Better Together has another connotation here in Scotland. It was the mantra of the campaign against Scottish Independence and now that Britain is in the throws of the run up to a general election there's not much sign of better together. Rather there's suspicion between political parties and declarations of who they will not enter into a coalition with. Every day there's promises from the main parties which pander to their constituencies, whether that be the poor or the rich. So many promises, some of which are unlikely to be delivered and some of which have proved unsuccessful in the past. It's as though nothing else in happening in the world. But I came across an interesting idea recently - political mindfulness. There's even an all-Party Parliamentary Group on Mindfulness in the Westminster Parliament
Mindfulness has become very popular, especially in the NHS, and a good practice for stress management. It's used to combat mental illness which in Britain is growing. It means focussing on the present moment, being honest about feelings and anxieties, recognising the context in which one finds oneself. It's about listening not only to our own inner struggles but also to the cries of the world. Is it possible to use it in politics and hopefully bring about a bit more wisdom and a lot less hot air?
I heard of the idea of political mindfulness came from an article in Thinking Faith, the on-line journal of the British Jesuits. The author, Rosemary Boyle, suggests that there is a move away from 'quality of life' politics to one which panders to fear and causes anxiety among voters. Mindfulness might be a way of overcoming this. She suggests :
"Perhaps there could be a new political ‘mindfulness’. This might entail acknowledging and attending to people’s feelings , particularly fears – not stoking them either by repressing fears or working them up into irrational panic; and most of all by not interpreting a fearful feeling as a trigger for action. How you interpret and help people to understand their anxieties and most importantly what you do about those feelings is a moral and practical question. Playing on people’s fears is not and should not be used as a way of getting elected".
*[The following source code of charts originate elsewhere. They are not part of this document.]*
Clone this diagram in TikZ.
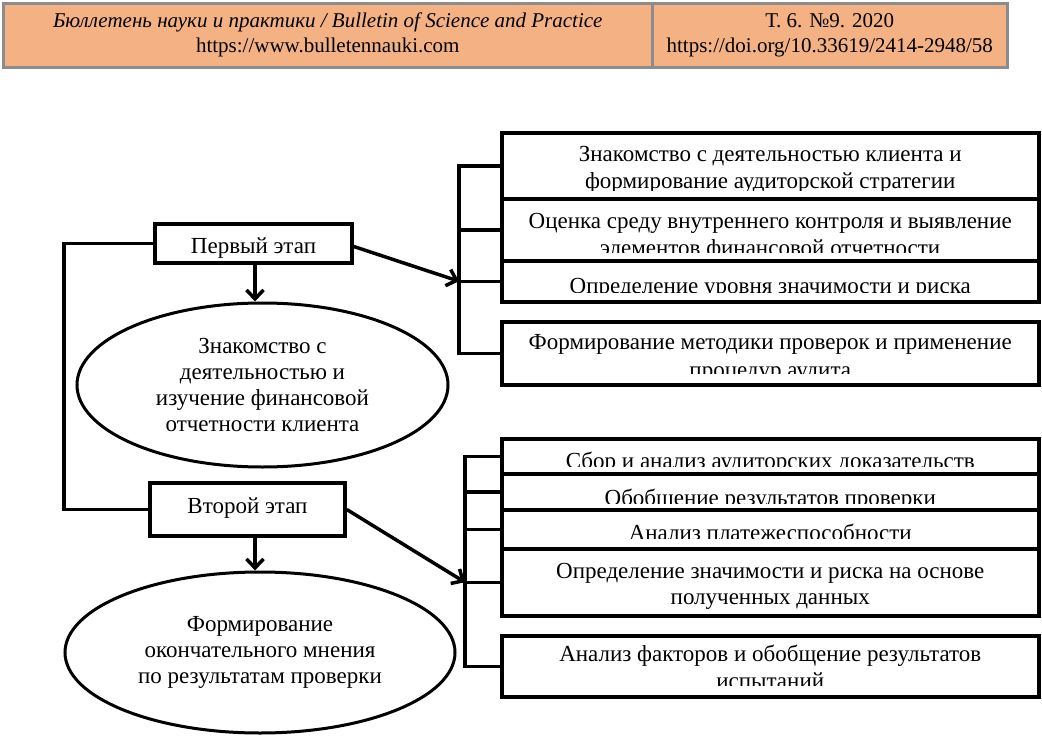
\documentclass[tikz,border=0pt]{standalone}
\usepackage{fontspec}
\setmainfont{Liberation Serif}
\usetikzlibrary{arrows.meta,shapes.geometric}
\definecolor{hdrfill}{RGB}{244,178,132}
\definecolor{hdrline}{RGB}{140,140,140}
\newcommand{\bline}[2]{\node[anchor=base, inner sep=0pt] at ([yshift=-#1pt]path picture bounding box.north) {#2};}
\newcommand{\bclip}[1]{\clip (path picture bounding box.north west) rectangle ([yshift=-#1pt]path picture bounding box.north east);}
\begin{document}
\begin{tikzpicture}[x=1pt,y=-1pt,
  every node/.style={font=\fontsize{23}{26}\selectfont},
  hdrcell/.style={draw=hdrline, line width=2.5pt, fill=hdrfill, align=center, inner sep=0pt,
    minimum height=64pt, anchor=north west, font=\fontsize{21}{25}\selectfont},
  itembox/.style={draw, line width=3.5pt, fill=white, inner sep=0pt, minimum width=537pt, anchor=north west},
  stagebox/.style={draw, line width=3.5pt, inner sep=0pt, text depth=0pt},
  oval/.style={ellipse, draw, line width=3pt, inner sep=0pt, align=center},
  conn/.style={line width=3.5pt},
  arr/.style={line width=3.5pt, -{Straight Barb[length=9pt,width=17pt]}}]
\useasboundingbox (0,0) rectangle (1042,736);

% header
\node[hdrcell, minimum width=649pt] (h1) at (2,2)
  {\textit{Бюллетень науки и практики / Bulletin of Science and Practice}\\https://www.bulletennauki.com};
\node[hdrcell, minimum width=355pt] (h2) at (651,2)
  {Т. 6. №9. 2020\\https://doi.org/10.33619/2414-2948/58};

% first group of boxes
\node[itembox, minimum height=66pt, path picture={\bclip{58}\bline{29}{Знакомство с деятельностью клиента и}\bline{56}{формирование аудиторской стратегии}}] (b1) at (500,131) {};
\node[itembox, minimum height=62pt, path picture={\bclip{54}\bline{30}{Оценка среду внутреннего контроля и выявление}\bline{57}{элементов финансовой отчетности}}] (b2) at (500,197) {};
\node[itembox, minimum height=41pt, path picture={\bclip{32}\bline{33}{Определение уровня значимости и риска}}] (b3) at (500,259) {};
\node[itembox, minimum height=63pt, path picture={\bclip{52}\bline{28}{Формирование методики проверок и применение}\bline{56}{процедур аудита}}] (b4) at (500,320) {};

% second group of boxes
\node[itembox, minimum height=35pt, path picture={\bclip{28}\bline{30}{Сбор и анализ аудиторских доказательств}}] (c1) at (500,437) {};
\node[itembox, minimum height=36pt, path picture={\bclip{30}\bline{32}{Обобщение результатов проверки}}] (c2) at (500,472) {};
\node[itembox, minimum height=39pt, path picture={\bclip{29}\bline{31}{Анализ платежеспособности}}] (c3) at (500,508) {};
\node[itembox, minimum height=67pt, path picture={\bline{30}{Определение значимости и риска на основе}\bline{56}{полученных данных}}] (c4) at (500,547) {};
\node[itembox, minimum height=61pt, path picture={\bclip{50}\bline{26}{Анализ факторов и обобщение результатов}\bline{53}{испытаний}}] (c5) at (500,634) {};

% stages
\node[stagebox, minimum width=197pt, minimum height=39pt, text height=19pt] (p1) at (253.5,243.5) {Первый этап};
\node[stagebox, minimum width=195pt, minimum height=53pt, text height=7pt] (p2) at (247.5,509.5) {Второй этап};

% ellipses
\node[oval, minimum width=371pt, minimum height=164pt] (e1) at (262.5,385)
  {Знакомство с\\деятельностью и\\изучение финансовой\\отчетности клиента};
\node[oval, minimum width=390pt, minimum height=161pt] (e2) at (260,652.5)
  {Формирование\\окончательного мнения\\по результатам проверки};

% brackets
\coordinate (k1) at (459,0);
\coordinate (k2) at (465,0);
\draw[conn] (b1.west) -- (b1.west -| k1) -- (b4.west -| k1) -- (b4.west);
\draw[conn] (b2.west) -- (b2.west -| k1);
\draw[conn] (b3.west) -- (b3.west -| k1);
\draw[conn] (c1.west) -- (c1.west -| k2) -- (c5.west -| k2) -- (c5.west);
\draw[conn] (c2.west) -- (c2.west -| k2);
\draw[conn] (c3.west) -- (c3.west -| k2);
\draw[conn] (c4.west) -- (c4.west -| k2);

% left loop
\coordinate (lx) at (64,0);
\draw[conn] (p1.west) -- (p1.west -| lx) -- (p2.west -| lx) -- (p2.west);

% arrows
\coordinate (d1) at (255,0);
\draw[arr] (p1.south -| d1) -- (e1.north -| d1);
\draw[arr] (p2.south -| d1) -- (e2.north -| d1);
\draw[arr] ([yshift=-3pt]p1.east) -- (b3.west -| k1);
\draw[arr] (p2.east) -- (c4.west -| k2);
\end{tikzpicture}
\end{document}
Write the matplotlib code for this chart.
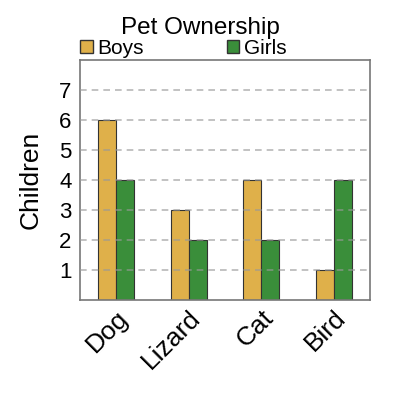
import numpy as np
import matplotlib
matplotlib.use("Agg")
import matplotlib.pyplot as plt
from matplotlib.patches import Patch

plt.rcParams['font.family'] = ['Liberation Sans', 'DejaVu Sans']

pets = ['Dog', 'Lizard', 'Cat', 'Bird']
boys = [6, 3, 4, 1]
girls = [4, 2, 2, 4]

boys_color = '#DFB04A'
girls_color = '#3A8E3A'

fig = plt.figure(figsize=(4, 4), dpi=100)
ax = fig.add_axes([0.2, 0.25, 0.725, 0.6])

x = np.arange(len(pets))
w = 0.25
ax.bar(x - w / 2, boys, w, color=boys_color, edgecolor='#333333', linewidth=0.8, zorder=1)
ax.bar(x + w / 2, girls, w, color=girls_color, edgecolor='#333333', linewidth=0.8, zorder=1)

ax.set_xlim(-0.5, 3.5)
ax.set_ylim(0, 8)
ax.set_yticks(range(1, 8))
ax.yaxis.grid(True, linestyle=(0, (4, 3)), color='#999999', alpha=0.7, linewidth=1.2, zorder=3)
ax.set_axisbelow(False)

ax.set_xticks(x)
ax.set_xticklabels(pets, rotation=45, ha='right', rotation_mode='anchor', fontsize=19)
ax.tick_params(axis='both', length=0)
ax.tick_params(axis='y', labelsize=16, pad=6)
ax.tick_params(axis='x', pad=4)

for s in ax.spines.values():
    s.set_color('#777777')
    s.set_linewidth(1.2)

ax.set_ylabel('Children', fontsize=19, labelpad=12)
fig.text(0.5, 0.93, 'Pet Ownership', ha='center', va='center', fontsize=17.5)

handles = [Patch(facecolor=boys_color, edgecolor='#333333', label='Boys'),
           Patch(facecolor=girls_color, edgecolor='#333333', label='Girls')]
fig.legend(handles=handles, loc='center left', bbox_to_anchor=(0.175, 0.88), ncol=2,
           frameon=False, fontsize=15, handlelength=0.6, handleheight=0.6,
           handletextpad=0.2, columnspacing=4.0, borderpad=0)

fig.savefig('out.png', dpi=100)
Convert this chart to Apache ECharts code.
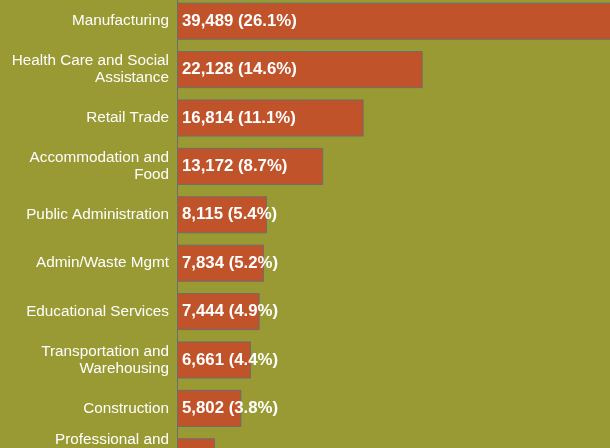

Well this is certainly true but hard to imagine politicians truly listening to people's fears and anxieties and writing a manifesto to answer these, though they might think they are doing just that. I suspect manifestos are more about bolstering the fears of the politicians themselves that they don't get elected. But it's good to know that many MPs have done mindfulness courses to help them face difficult issues and decisions. That it's being taken seriously. That there's a plan to have a Parliamentary Inquiry on how the UK can become a more mindful nation. But mindfulness might be dangerous if it encourages acceptance of the status quo, if it doesn't look at the social problems that militate against human flourishing, if it doesn't have a concern for the common good, if it doesn't have compassion for the marginalised and alienated.
Mindfulness is basically a religious practice, particularly Buddhist, but like any religious practice it doesn't make much sense in isolation and needs both wisdom and compassion to make it meaningful.